_GIVEN TASK_
Begin with the first line of the material and copy each line word for word through the line that contains "import plotly.graph_objects as go"; the pictures are left out.

_RECORDED INFORMATION_
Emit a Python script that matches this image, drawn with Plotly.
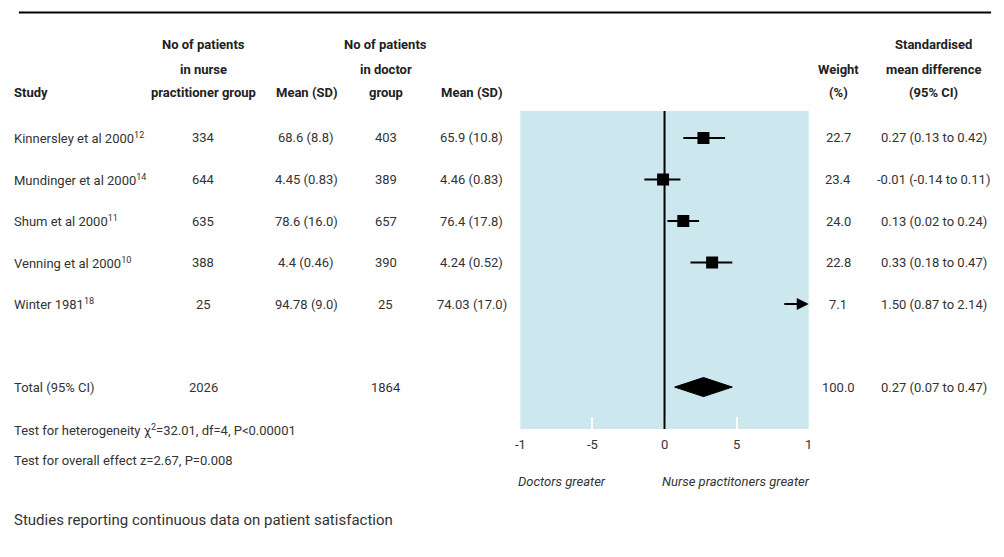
import plotly.graph_objects as go

# ---------------- data ----------------
studies = ["Kinnersley et al 2000", "Mundinger et al 2000", "Shum et al 2000",
           "Venning et al 2000", "Winter 1981"]
refs = ["12", "14", "11", "10", "18"]
n_np = [334, 644, 635, 388, 25]
mean_np = ["68.6 (8.8)", "4.45 (0.83)", "78.6 (16.0)", "4.4 (0.46)", "94.78 (9.0)"]
n_dr = [403, 389, 657, 390, 25]
mean_dr = ["65.9 (10.8)", "4.46 (0.83)", "76.4 (17.8)", "4.24 (0.52)", "74.03 (17.0)"]
weights = [22.7, 23.4, 24.0, 22.8, 7.1]
smd = [0.27, -0.01, 0.13, 0.33, 1.50]
smd_lo = [0.13, -0.14, 0.02, 0.18, 0.87]
smd_hi = [0.42, 0.11, 0.24, 0.47, 2.14]

total_label = "Total (95% CI)"
total_n_np = 2026
total_n_dr = 1864
total_weight = 100.0
total_smd = 0.27
total_lo = 0.07
total_hi = 0.47

tick_vals = [-1, -0.5, 0, 0.5, 1]
tick_text = ["-1", "-5", "0", "5", "1"]
x_range = [-1, 1]

heterogeneity = "Test for heterogeneity χ<sup>2</sup>=32.01, df=4, P&lt;0.00001"
overall = "Test for overall effect z=2.67, P=0.008"
caption = "Studies reporting continuous data on patient satisfaction"
left_label = "Doctors greater"
right_label = "Nurse practitoners greater"

# ---------------- layout helpers ----------------
W, H = 1004, 557
def px(p):
    return p / W
def py(p):
    return 1 - p / H

FONT = "Roboto, Liberation Sans, Arial, sans-serif"
TXT = "#333333"
HDR = "#222222"
BLUE = "#cce8ee"

row_y = list(range(len(studies)))
total_y = len(studies) + 1
y_top_val = -0.65
y_bot_val = 7.01

fig = go.Figure()

# studies within the axis range
in_idx = [i for i in range(len(studies)) if smd_hi[i] <= x_range[1] and smd_lo[i] >= x_range[0]]
fig.add_trace(go.Scatter(
    x=[smd[i] for i in in_idx],
    y=[row_y[i] for i in in_idx],
    mode="markers",
    marker=dict(symbol="square", size=12, color="black"),
    error_x=dict(type="data", symmetric=False,
                 array=[smd_hi[i] - smd[i] for i in in_idx],
                 arrayminus=[smd[i] - smd_lo[i] for i in in_idx],
                 color="black", thickness=2, width=0),
    hoverinfo="skip", showlegend=False,
))

annotations = []
# studies exceeding the axis range -> arrow
for i in range(len(studies)):
    if smd_hi[i] > x_range[1]:
        annotations.append(dict(
            x=x_range[1], y=row_y[i], xref="x", yref="y",
            ax=smd_lo[i] - 0.05, ay=row_y[i], axref="x", ayref="y",
            showarrow=True, arrowhead=2, arrowsize=1.2, arrowwidth=2,
            arrowcolor="black", text=""))

# total diamond
dh = 0.23
fig.add_trace(go.Scatter(
    x=[total_lo, total_smd, total_hi, total_smd, total_lo],
    y=[total_y, total_y - dh, total_y, total_y + dh, total_y],
    mode="lines", fill="toself", fillcolor="black",
    line=dict(color="black", width=1),
    hoverinfo="skip", showlegend=False,
))

# column x positions (pixels)
col_study = 7
col_nnp = 200
col_mnp = 304
col_ndr = 384
col_mdr = 471
col_w = 841
col_smd = 937

def txt(x, y, s, anchor="center", yref="y", size=13, color=TXT, bold=False, italic=False):
    if bold:
        s = "<b>" + s + "</b>"
    if italic:
        s = "<i>" + s + "</i>"
    annotations.append(dict(x=px(x), y=y, xref="paper", yref=yref, text=s,
                            showarrow=False, xanchor=anchor, yanchor="middle",
                            font=dict(family=FONT, size=size, color=color)))

# headers
hy = [45, 69, 92]
HS = 13
txt(col_study, py(hy[2]), "Study", "left", "paper", size=HS, bold=True, color=HDR)
for j, s in enumerate(["No of patients", "in nurse", "practitioner group"]):
    txt(col_nnp, py(hy[j]), s, "center", "paper", size=HS, bold=True, color=HDR)
txt(col_mnp, py(hy[2]), "Mean (SD)", "center", "paper", size=HS, bold=True, color=HDR)
for j, s in enumerate(["No of patients", "in doctor", "group"]):
    txt(col_ndr, py(hy[j]), s, "center", "paper", size=HS, bold=True, color=HDR)
txt(col_mdr, py(hy[2]), "Mean (SD)", "center", "paper", size=HS, bold=True, color=HDR)
for j, s in enumerate(["Weight", "(%)"]):
    txt(col_w, py(hy[j + 1]), s, "center", "paper", size=HS, bold=True, color=HDR)
for j, s in enumerate(["Standardised", "mean difference", "(95% CI)"]):
    txt(col_smd, py(hy[j]), s, "center", "paper", size=HS, bold=True, color=HDR)

# rows
for i in range(len(studies)):
    txt(col_study, row_y[i], f"{studies[i]}<sup>{refs[i]}</sup>", "left")
    txt(col_nnp, row_y[i], str(n_np[i]))
    txt(col_mnp, row_y[i], mean_np[i])
    txt(col_ndr, row_y[i], str(n_dr[i]))
    txt(col_mdr, row_y[i], mean_dr[i])
    txt(col_w, row_y[i], f"{weights[i]:.1f}")
    txt(col_smd, row_y[i], f"{smd[i]:.2f} ({smd_lo[i]:.2f} to {smd_hi[i]:.2f})")

# total row
txt(col_study, total_y, total_label, "left")
txt(col_nnp, total_y, str(total_n_np))
txt(col_ndr, total_y, str(total_n_dr))
txt(col_w, total_y, f"{total_weight:.1f}")
txt(col_smd, total_y, f"{total_smd:.2f} ({total_lo:.2f} to {total_hi:.2f})")

# footer texts
txt(col_study, py(430), heterogeneity, "left", "paper")
txt(col_study, py(460), overall, "left", "paper")
txt(516, py(482), left_label, "left", "paper", italic=True)
txt(661, py(482), right_label, "left", "paper", italic=True)
txt(col_study, py(520), caption, "left", "paper", size=15)

shapes = [
    dict(type="line", xref="x", yref="y domain", x0=0, x1=0, y0=0, y1=1,
         line=dict(color="black", width=2), layer="above"),
    dict(type="line", xref="paper", yref="paper", x0=px(14), x1=px(995),
         y0=py(12.5), y1=py(12.5), line=dict(color="black", width=2)),
]

fig.update_layout(
    width=W, height=H,
    margin=dict(l=0, r=0, t=0, b=0),
    paper_bgcolor="white", plot_bgcolor=BLUE,
    xaxis=dict(domain=[px(520), px(811)], range=x_range, tickvals=tick_vals,
               ticktext=tick_text, ticks="inside", ticklen=12, tickwidth=1.5,
               tickcolor="white", showgrid=False, zeroline=False, showline=False,
               ticklabelstandoff=6,
               tickfont=dict(family=FONT, size=13, color=TXT), fixedrange=True),
    yaxis=dict(domain=[py(429), py(111)], range=[y_bot_val, y_top_val],
               visible=False, fixedrange=True),
    annotations=annotations, shapes=shapes,
    showlegend=False,
)

fig.write_html(
    "out.html",
    config={"displayModeBar": False},
    post_script="document.body.style.margin='0';document.documentElement.style.overflow='hidden';document.body.style.overflow='hidden';",
)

_THE RESULT_
Emit a Python script that matches this image, drawn with Plotly.
import plotly.graph_objects as go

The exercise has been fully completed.